Comment - Freedom of speech is the base of democracy

by Bill Jackson - The Regional

October 28, 2009

A motion preventing councillors from expressing their viewpoints to senior government officials is curious, and begs the question: Dows such protocol muzzle the voice of local constituents at the provincial and federal level - the people councillors are elected to serve?

Government backbenchers and MPs of all stripes need not agree with their Party's decisions and sometimes they don't depending on their constituents and their own beliefs.

After all, freedom of speech is the base of democracy.

During the last municipal election a local group formed a slate of candidates with a party platform - similar to those seen during provincial and federal elections - and planned to run a least one candidate in all six wards. This strategy was apparently devised to get things done at the council table regarding 'Caledonia' issues.

At the time, a number of local councillors balked at that approach, calling it undemocratic, given the underlying principle that local councillors are elected to represent local constituents, not a platform mandate.

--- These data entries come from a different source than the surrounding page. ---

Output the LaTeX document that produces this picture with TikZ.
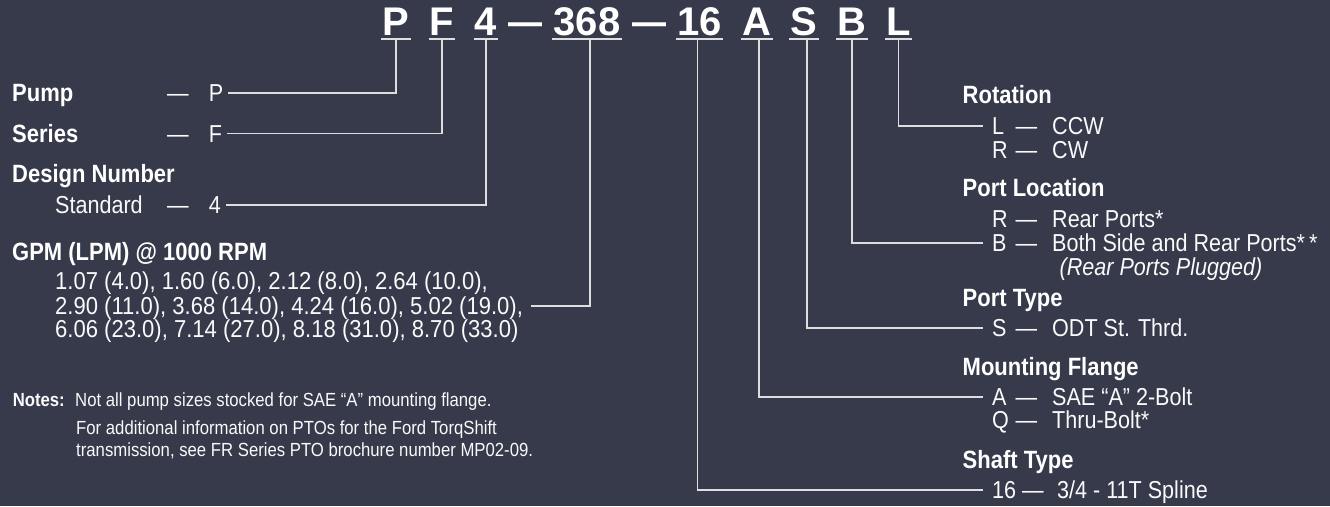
\documentclass[tikz,border=0pt]{standalone}
\usepackage{fontspec}
\setmainfont{Liberation Sans}
\newfontfamily\condf[FakeStretch=0.88]{Liberation Sans}
\newfontfamily\valf[FakeStretch=0.9]{Liberation Sans}
\newfontfamily\codef{Liberation Sans}
\definecolor{bgc}{RGB}{54,58,74}
\definecolor{linec}{RGB}{222,222,222}
\definecolor{txtc}{RGB}{250,250,250}
\newcommand{\coderow}[2]{\makebox[23.5pt][l]{#1}\makebox[36.5pt][l]{—}#2}
\newcommand{\leftrow}[1]{\makebox[41.6pt][l]{—}#1}
\tikzset{
  hdr/.style={anchor=west, inner sep=0pt, text=white, font=\condf\bfseries\fontsize{25}{30}\selectfont, text height=17.9pt, text depth=0pt},
  row/.style={anchor=west, inner sep=0pt, text=txtc, font=\condf\fontsize{24.5}{29}\selectfont, text height=17.5pt, text depth=0pt},
  valrow/.style={row, font=\valf\fontsize{24.5}{29}\selectfont},
  note/.style={anchor=west, inner sep=0pt, text=txtc, font=\condf\fontsize{19}{23}\selectfont, text height=13.6pt, text depth=0pt},
  notehdr/.style={note, font=\condf\bfseries\fontsize{19}{23}\selectfont},
  code/.style={anchor=base, inner sep=0pt, text=white, font=\codef\bfseries\fontsize{40}{48}\selectfont},
  conn/.style={draw=linec, line width=1.4pt},
  uline/.style={draw=linec, line width=2pt}
}
\begin{document}
\begin{tikzpicture}[x=1pt,y=-1pt]
\fill[bgc] (0,0) rectangle (1330,506);
\useasboundingbox (0,0) rectangle (1330,506);

% code row
\node[code] (cP) at (396,35) {P};
\node[code] (cF) at (442,35) {F};
\node[code] (c4) at (486,35) {4};
\node[code] (d1) at (525,35) {\scalebox{0.85}[1]{—}};
\node[code] (c368) at (587,35) {368};
\node[code] (d2) at (649,35) {\scalebox{0.85}[1]{—}};
\node[code] (c16) at (699.5,35) {16};
\node[code] (cA) at (757,35) {A};
\node[code] (cS) at (804,35) {S};
\node[code] (cB) at (852,35) {B};
\node[code] (cL) at (898.5,35) {L};
\foreach \n in {cP,cF,c4,c368,c16,cA,cS,cB,cL}{
  \draw[uline] ([xshift=-1pt,yshift=-3.5pt]\n.base west) -- ([xshift=1pt,yshift=-3.5pt]\n.base east);
}

% left side
\node[hdr] (hPump) at (12,93) {Pump};
\node[row] (vP) at (167,93) {\leftrow{P}};
\node[hdr] (hSeries) at (12,133.5) {Series};
\node[row] (vF) at (167,133.5) {\leftrow{F}};
\node[hdr] (hDesign) at (12,173.5) {Design Number};
\node[row] (v4) at (55,205) {\makebox[112pt][l]{Standard}\leftrow{4}};
\node[hdr] (hGPM) at (12,252) {GPM (LPM) @ 1000 RPM};
\node[valrow] (val1) at (55,281) {1.07 (4.0), 1.60 (6.0), 2.12 (8.0), 2.64 (10.0),};
\node[valrow] (val2) at (55,306) {2.90 (11.0), 3.68 (14.0), 4.24 (16.0), 5.02 (19.0),};
\node[valrow] (val3) at (55,329) {6.06 (23.0), 7.14 (27.0), 8.18 (31.0), 8.70 (33.0)};

\node[notehdr] (nhdr) at (12.6,400) {Notes:};
\node[note] (n1) at (75,400) {Not all pump sizes stocked for SAE “A” mounting flange.};
\node[note] (n2) at (76,428) {For additional information on PTOs for the Ford TorqShift};
\node[note] (n3) at (76,450) {transmission, see FR Series PTO brochure number MP02-09.};

% right side
\node[hdr] (hRot) at (962.5,95) {Rotation};
\node[row] (rL) at (992,126) {\coderow{L}{CCW}};
\node[row] (rR) at (992,150) {\coderow{R}{CW}};
\node[hdr] (hPL) at (962.5,188) {Port Location};
\node[row] (rRP) at (992,219) {\coderow{R}{Rear Ports*}};
\node[row] (rB) at (992,243) {\coderow{B}{Both Side and Rear Ports*\,*}};
\node[row] (rPl) at (1059.5,266.7) {\itshape (Rear Ports Plugged)};
\node[hdr] (hPT) at (962.5,298) {Port Type};
\node[row] (rS) at (992,328) {\coderow{S}{ODT St. Thrd.}};
\node[hdr] (hMF) at (962.5,367) {Mounting Flange};
\node[row] (rA) at (992,397) {\coderow{A}{SAE “A” 2-Bolt}};
\node[row] (rQ) at (992,420) {\coderow{Q}{Thru-Bolt*}};
\node[hdr] (hST) at (962.5,460) {Shaft Type};
\node[row] (r16) at (992,490) {\makebox[30pt][l]{16}\makebox[35pt][l]{—}3/4 - 11T Spline};

% connectors
\draw[conn] ([yshift=-3.5pt]cP.south) |- ([xshift=5pt]vP.east);
\draw[conn] ([yshift=-3.5pt]cF.south) |- ([xshift=5pt]vF.east);
\draw[conn] ([yshift=-3.5pt]c4.south) |- ([xshift=5pt]v4.east);
\draw[conn] ([xshift=3pt,yshift=-3.5pt]c368.south) |- ([xshift=8pt]val2.east);
\draw[conn] ([xshift=-2pt,yshift=-3.5pt]c16.south) |- ([xshift=-9pt]r16.west);
\draw[conn] ([xshift=2pt,yshift=-3.5pt]cA.south) |- ([xshift=-9pt]rA.west);
\draw[conn] ([xshift=3pt,yshift=-3.5pt]cS.south) |- ([xshift=-9pt]rS.west);
\draw[conn] ([yshift=-3.5pt]cB.south) |- ([xshift=-9pt]rB.west);
\draw[conn] ([yshift=-3.5pt]cL.south) |- ([xshift=-9pt]rL.west);
\end{tikzpicture}
\end{document}
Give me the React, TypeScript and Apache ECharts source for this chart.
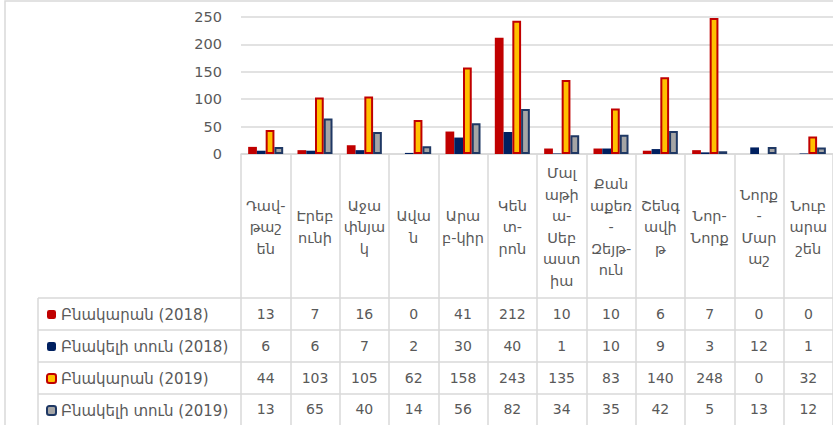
import React, { useEffect, useRef } from "react";
import * as echarts from "echarts";

const categories = [
  "Դավ-\nթաշ\nեն",
  "Էրեբ\nունի",
  "Աջա\nփնյա\nկ",
  "Ավա\nն",
  "Արա\nբ-կիր",
  "Կեն\nտ-\nրոն",
  "Մալ\nաթի\nա-\nՍեբ\nաստ\nիա",
  "Քան\nաքեռ\n-\nԶեյթ-\nուն",
  "Շենգ\nավի\nթ",
  "Նոր-\nՆորք",
  "Նորք\n-\nՄար\nաշ",
  "Նուբ\nարա\nշեն",
];

const seriesNames = [
  "Բնակարան (2018)",
  "Բնակելի տուն (2018)",
  "Բնակարան (2019)",
  "Բնակելի տուն (2019)",
];

const flats2018 = [13, 7, 16, 0, 41, 212, 10, 10, 6, 7, 0, 0];
const houses2018 = [6, 6, 7, 2, 30, 40, 1, 10, 9, 3, 12, 1];
const flats2019 = [44, 103, 105, 62, 158, 243, 135, 83, 140, 248, 0, 32];
const houses2019 = [13, 65, 40, 14, 56, 82, 34, 35, 42, 5, 13, 12];

const yTicks = [0, 50, 100, 150, 200, 250];

const FONT = "'DejaVu Sans', 'Noto Sans', sans-serif";
const TEXT = "#595959";
const LINE = "#d9d9d9";

export default function App() {
  const ref = useRef<HTMLDivElement>(null);
  useEffect(() => {
    if (!ref.current) return;
    const chart = echarts.init(ref.current, null, { renderer: "svg" });
    const allData = [flats2018, houses2018, flats2019, houses2019];
    const styles = [
      { color: "#c00000" },
      { color: "#002060" },
      { color: "#ffc000", borderColor: "#c00000", borderWidth: 2 },
      { color: "#a5a5a5", borderColor: "#1f3864", borderWidth: 2 },
    ];
    const rowY = [314, 346, 378, 409];
    chart.setOption({
      animation: false,
      textStyle: { fontFamily: FONT },
      grid: { left: 241, right: 0, top: 17, bottom: 271 },
      legend: {
        orient: "vertical",
        left: 46,
        top: rowY[0] - 7,
        height: 200,
        padding: 0,
        itemWidth: 9,
        itemHeight: 9,
        itemGap: 17,
        selectedMode: false,
        textStyle: { color: TEXT, fontSize: 15, lineHeight: 14, fontFamily: FONT },
        data: seriesNames,
      },
      xAxis: {
        type: "category",
        data: categories,
        axisLine: { show: true, lineStyle: { color: LINE, width: 1.5 } },
        axisTick: { show: true, interval: 0, length: 271, lineStyle: { color: LINE, width: 1.5 } },
        axisLabel: {
          interval: 0,
          color: TEXT,
          fontSize: 14.5,
          lineHeight: 21.5,
          fontFamily: FONT,
          margin: 73,
          verticalAlign: "middle",
        },
      },
      yAxis: {
        type: "value",
        min: yTicks[0],
        max: yTicks[yTicks.length - 1],
        interval: 50,
        axisLine: { show: false },
        axisTick: { show: false },
        axisLabel: { color: TEXT, fontSize: 14.5, margin: 19, fontFamily: FONT },
        splitLine: { lineStyle: { color: LINE, width: 1.5 } },
      },
      series: allData.map((d, i) => ({
        name: seriesNames[i],
        type: "bar",
        data: d.map((v) => (v === 0 ? { value: v, itemStyle: { borderWidth: 0 } } : v)),
        barGap: "0%",
        barCategoryGap: "29%",
        itemStyle: styles[i],
      })),
    });

    const graphics: any[] = [];
    graphics.push({
      type: "rect",
      silent: true,
      shape: { x: 5, y: 1, width: 900, height: 500 },
      style: { fill: "none", stroke: LINE, lineWidth: 1.5 },
    });
    [298, 330, 362, 394].forEach((y) => {
      graphics.push({
        type: "line",
        silent: true,
        shape: { x1: 38, y1: y, x2: 833, y2: y },
        style: { stroke: LINE, lineWidth: 1.5 },
      });
    });
    graphics.push({
      type: "line",
      silent: true,
      shape: { x1: 38, y1: 298, x2: 38, y2: 430 },
      style: { stroke: LINE, lineWidth: 1.5 },
    });
    allData.forEach((d, r) => {
      d.forEach((v, c) => {
        const px = chart.convertToPixel({ xAxisIndex: 0 }, c) as number;
        graphics.push({
          type: "text",
          silent: true,
          x: px,
          y: rowY[r],
          style: {
            text: String(v),
            textAlign: "center",
            textVerticalAlign: "middle",
            fill: TEXT,
            fontSize: 14,
            fontFamily: FONT,
          },
        });
      });
    });
    chart.setOption({ graphic: graphics });
    return () => chart.dispose();
  }, []);
  return (
    <div
      ref={ref}
      style={{ position: "absolute", left: 0, top: 0, width: 833, height: 425, background: "#fff" }}
    />
  );
}
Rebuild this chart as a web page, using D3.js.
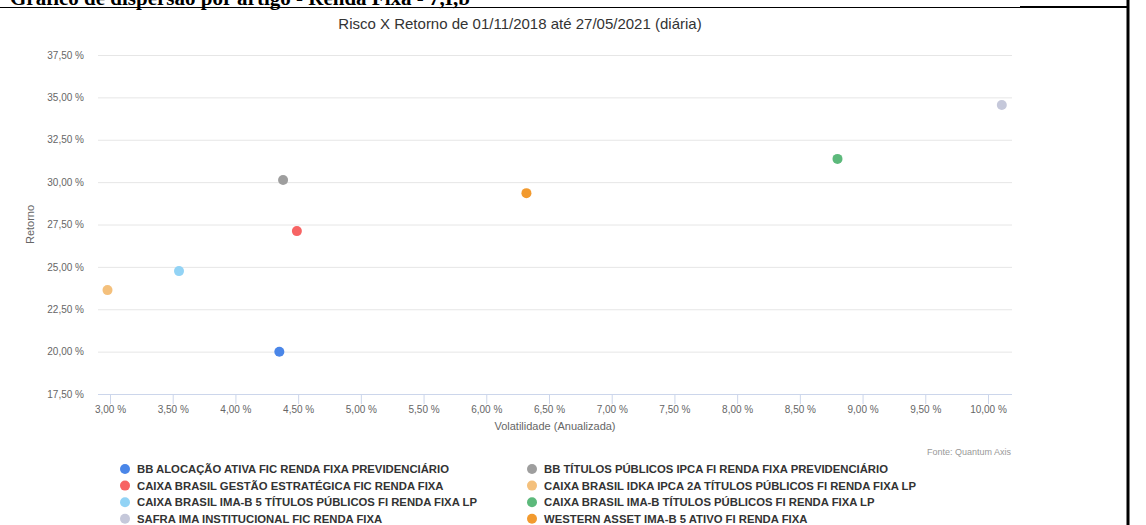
<!DOCTYPE html>
<html>
<head>
<meta charset="utf-8">
<script src="https://cdn.jsdelivr.net/npm/d3@7"></script>
<style>
  body { margin: 0; background: #fff; }
  svg { display: block; font-family: "Liberation Sans", Arial, Helvetica, sans-serif; }
</style>
</head>
<body>
<div id="chart"></div>
<script>
// Fund names, legend order (column 1 then column 2)
const funds = [
  'BB ALOCAÇÃO ATIVA FIC RENDA FIXA PREVIDENCIÁRIO',
  'CAIXA BRASIL GESTÃO ESTRATÉGICA FIC RENDA FIXA',
  'CAIXA BRASIL IMA-B 5 TÍTULOS PÚBLICOS FI RENDA FIXA LP',
  'SAFRA IMA INSTITUCIONAL FIC RENDA FIXA',
  'BB TÍTULOS PÚBLICOS IPCA FI RENDA FIXA PREVIDENCIÁRIO',
  'CAIXA BRASIL IDKA IPCA 2A TÍTULOS PÚBLICOS FI RENDA FIXA LP',
  'CAIXA BRASIL IMA-B TÍTULOS PÚBLICOS FI RENDA FIXA LP',
  'WESTERN ASSET IMA-B 5 ATIVO FI RENDA FIXA'
];
const volatility = [4.35, 4.49, 3.55, 10.11, 4.38, 2.98, 8.80, 6.32];
const returns = [19.99, 27.11, 24.75, 34.55, 30.13, 23.63, 31.37, 29.35];
const colors = ['#4a86e8', '#f76464', '#92d3f5', '#c5c8da', '#9e9e9e', '#f4c07c', '#5cb97b', '#f29a2e'];

const xTicks = [3, 3.5, 4, 4.5, 5, 5.5, 6, 6.5, 7, 7.5, 8, 8.5, 9, 9.5, 10];
const yTicks = [17.5, 20, 22.5, 25, 27.5, 30, 32.5, 35, 37.5];

const width = 1146, height = 525;
const plot = { left: 98, right: 1012, top: 55, bottom: 394 };
const fmt = v => v.toFixed(2).replace('.', ',') + ' %';

const svg = d3.select('#chart').append('svg')
  .attr('width', width)
  .attr('height', height);

svg.append('rect').attr('width', width).attr('height', height).attr('fill', '#fff');

// Document heading above the chart (cropped at the top in the source)
svg.append('text')
  .attr('x', 10)
  .attr('y', 5)
  .attr('font-family', '"Liberation Serif", "Times New Roman", serif')
  .attr('font-weight', 'bold')
  .attr('font-size', '21px')
  .attr('fill', '#000')
  .text('Gráfico de dispersão por artigo - Renda Fixa - 7,I,b');

// Page frame lines
svg.append('line').attr('x1', 0).attr('x2', 1021).attr('y1', 7.5).attr('y2', 7.5)
  .attr('stroke', '#000').attr('stroke-width', 1);
svg.append('line').attr('x1', 1020).attr('x2', 1128).attr('y1', 7).attr('y2', 7)
  .attr('stroke', '#000').attr('stroke-width', 2);
svg.append('line').attr('x1', 1128).attr('x2', 1128).attr('y1', 0).attr('y2', height)
  .attr('stroke', '#000').attr('stroke-width', 3);

// Scales: tick 3,00% at x=110, 10,00% at x=988
const x = d3.scaleLinear().domain([3, 10]).range([110, 988]);
const y = d3.scaleLinear().domain([17.5, 37.5]).range([plot.bottom, plot.top]);

// Title
svg.append('text')
  .attr('x', 520)
  .attr('y', 29)
  .attr('text-anchor', 'middle')
  .attr('font-size', '15px')
  .attr('fill', '#333')
  .text('Risco X Retorno de 01/11/2018 até 27/05/2021 (diária)');

// Y grid and labels
const yAxis = svg.append('g')
  .attr('transform', `translate(${plot.left},0)`)
  .call(d3.axisLeft(y).tickValues(yTicks).tickFormat(fmt)
    .tickSize(-(plot.right - plot.left)).tickPadding(14));
yAxis.select('.domain').remove();
yAxis.selectAll('.tick line').attr('stroke', '#e6e6e6');
yAxis.selectAll('.tick text')
  .attr('fill', '#666')
  .attr('font-size', '10px')
  .attr('font-family', '"Liberation Sans", Arial, sans-serif');

// X axis
const xAxis = svg.append('g')
  .attr('transform', `translate(0,${plot.bottom})`)
  .call(d3.axisBottom(x).tickValues(xTicks).tickFormat(fmt).tickSize(10).tickSizeOuter(0).tickPadding(2));
xAxis.select('.domain')
  .attr('d', `M${plot.left},0.5H${plot.right}`)
  .attr('stroke', '#ccd6eb');
xAxis.selectAll('.tick line').attr('stroke', '#ccd6eb');
xAxis.selectAll('.tick text')
  .attr('fill', '#666')
  .attr('font-size', '10px')
  .attr('font-family', '"Liberation Sans", Arial, sans-serif');

// Axis titles
svg.append('text')
  .attr('x', 555)
  .attr('y', 430)
  .attr('text-anchor', 'middle')
  .attr('font-size', '11px')
  .attr('fill', '#666')
  .text('Volatilidade (Anualizada)');

svg.append('text')
  .attr('transform', `translate(34, ${(plot.top + plot.bottom) / 2}) rotate(-90)`)
  .attr('text-anchor', 'middle')
  .attr('font-size', '11px')
  .attr('fill', '#666')
  .text('Retorno');

// Points
svg.append('g')
  .selectAll('circle')
  .data(funds)
  .join('circle')
  .attr('cx', (d, i) => x(volatility[i]))
  .attr('cy', (d, i) => y(returns[i]))
  .attr('r', 5)
  .attr('fill', (d, i) => colors[i]);

// Credits
svg.append('text')
  .attr('x', 1011)
  .attr('y', 455)
  .attr('text-anchor', 'end')
  .attr('font-size', '9px')
  .attr('fill', '#999')
  .text('Fonte: Quantum Axis');

// Legend: two columns of four
const legend = svg.append('g');
funds.forEach((name, i) => {
  const col = Math.floor(i / 4), row = i % 4;
  const lx = col === 0 ? 125 : 532;
  const ly = 469 + row * 16.6;
  legend.append('circle')
    .attr('cx', lx)
    .attr('cy', ly)
    .attr('r', 5)
    .attr('fill', colors[i]);
  legend.append('text')
    .attr('x', lx + 12)
    .attr('y', ly + 4)
    .attr('font-size', '11.3px')
    .attr('font-weight', 'bold')
    .attr('fill', '#333')
    .text(name);
});
</script>
</body>
</html>
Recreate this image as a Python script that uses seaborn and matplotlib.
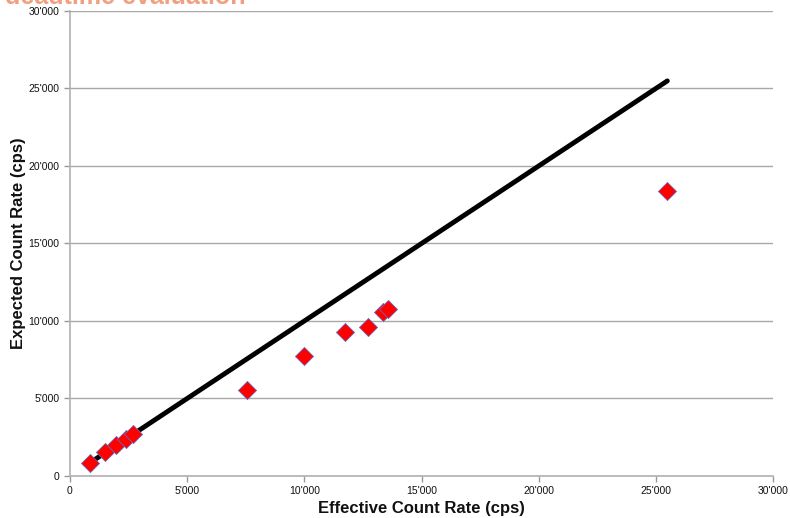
#!/usr/bin/python3

# libraries
import matplotlib
matplotlib.use('Agg')

import matplotlib.pyplot as plt
import numpy as np
import pandas as pd
import seaborn as sns
from matplotlib.ticker import FuncFormatter, MultipleLocator

# ------------------------------------------------------------
#     Data
# ------------------------------------------------------------

effective_rate = [850, 1490, 1960, 2380, 2700, 7550, 9990, 11740, 12730, 13370, 13580, 25490]
expected_rate = [860, 1530, 2000, 2390, 2710, 5550, 7740, 9270, 9630, 10600, 10750, 18410]

title = "deadtime evaluation"
x_label = "Effective Count Rate (cps)"
y_label = "Expected Count Rate (cps)"

# ------------------------------------------------------------
#     Plot
# ------------------------------------------------------------

def swiss_fmt(v, pos):
    return "{:,.0f}".format(v).replace(",", "'")

sns.set_style("white")
plt.rcParams['font.family'] = ['Liberation Sans', 'DejaVu Sans']

df = pd.DataFrame({"eff": effective_rate, "exp": expected_rate})
# ideal line: expected == effective over the measured range
ideal = pd.DataFrame({"eff": [min(effective_rate), max(effective_rate)]})
ideal["exp"] = ideal["eff"]

fig = plt.figure(figsize=(7.9, 5.18), dpi=100)
ax = fig.add_axes([0.0886, 0.0811, 0.8899, 0.8977])

sns.lineplot(data=ideal, x="eff", y="exp", color="black", linewidth=3.5, ax=ax)
sns.scatterplot(data=df, x="eff", y="exp", marker="D", s=85, color="#ff0000",
                edgecolor="#6a6ab8", linewidth=0.6, ax=ax, zorder=3)

ax.set_xlim(0, 30000)
ax.set_ylim(0, 30000)
ax.xaxis.set_major_locator(MultipleLocator(5000))
ax.yaxis.set_major_locator(MultipleLocator(5000))
ax.xaxis.set_major_formatter(FuncFormatter(swiss_fmt))
ax.yaxis.set_major_formatter(FuncFormatter(swiss_fmt))
ax.yaxis.grid(True, color="#a8a8a8", linewidth=1)
ax.set_axisbelow(True)

for side in ["top", "right"]:
    ax.spines[side].set_visible(False)
for side in ["left", "bottom"]:
    ax.spines[side].set_color("#b0b0b0")
    ax.spines[side].set_linewidth(1.2)
ax.tick_params(axis="both", labelsize=7.5, labelcolor="#111111", length=4,
               width=1, direction="out", bottom=True, left=True, color="#999999")

ax.set_xlabel(x_label, fontsize=12, fontweight="bold", labelpad=3, color="#111111")
ax.set_ylabel(y_label, fontsize=12, fontweight="bold", labelpad=2, color="#111111")

fig.text(0.006, 1 - 4.5 / 518, title, fontsize=18, color="#f0a080",
         fontweight="bold", va="baseline", ha="left")

plt.savefig("out.png", dpi=100)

The difference here is that councillors forming the slate could come to the council table with pre-determined objectives of their own.

As Coun. Tony Dalomonte pointed out, municipal councillors have ample opportunity to bring the concerns and issues of their constituents forward at the council table and debate them. But once council has taken an official position on any issue, it should stand above all else.

Councillors Lorne Boyko and Craig Grice have said that the new protocol prevents them from speaking to ministers about contentious issues in their own wards.

Boyko has always been one to speak out on behalf of his constituents, no matter what the majority of his colleagues think. During the last term of council he was turfed out of his role as deputy mayor due to this outspoken views at a public meeting when the public utility was up for sale.

It was a slap on the wrist at the time, but the principle behind the reprimand remains the same.

There's really nothing that can stop a councillor from stepping outside of the new protocol and speaking their mind. Essentially the protocol has not teeth, but it drives at spirit.

Dalimonte said his objective was not to reprimand anyone, but to achieve a collective stance on the issues facing Haldimand without each elected representative holding formal meetings with ministers and expressing their views willy nilly.

This is a fair approach to achieve corporate goals and objectives, but then again it isn't necessarily warranted, given that Haldimand's code of conduct already addresses the dilemma, permitting councillors to speak their mind, as long as they make it known that their opinions don't reflect council's.

That doesn't seem like a hard rule to follow.

One can only conclude that someone has dropped their handbook along the way. If so, there should be a movement to ensure that the majority of council isn't undermined.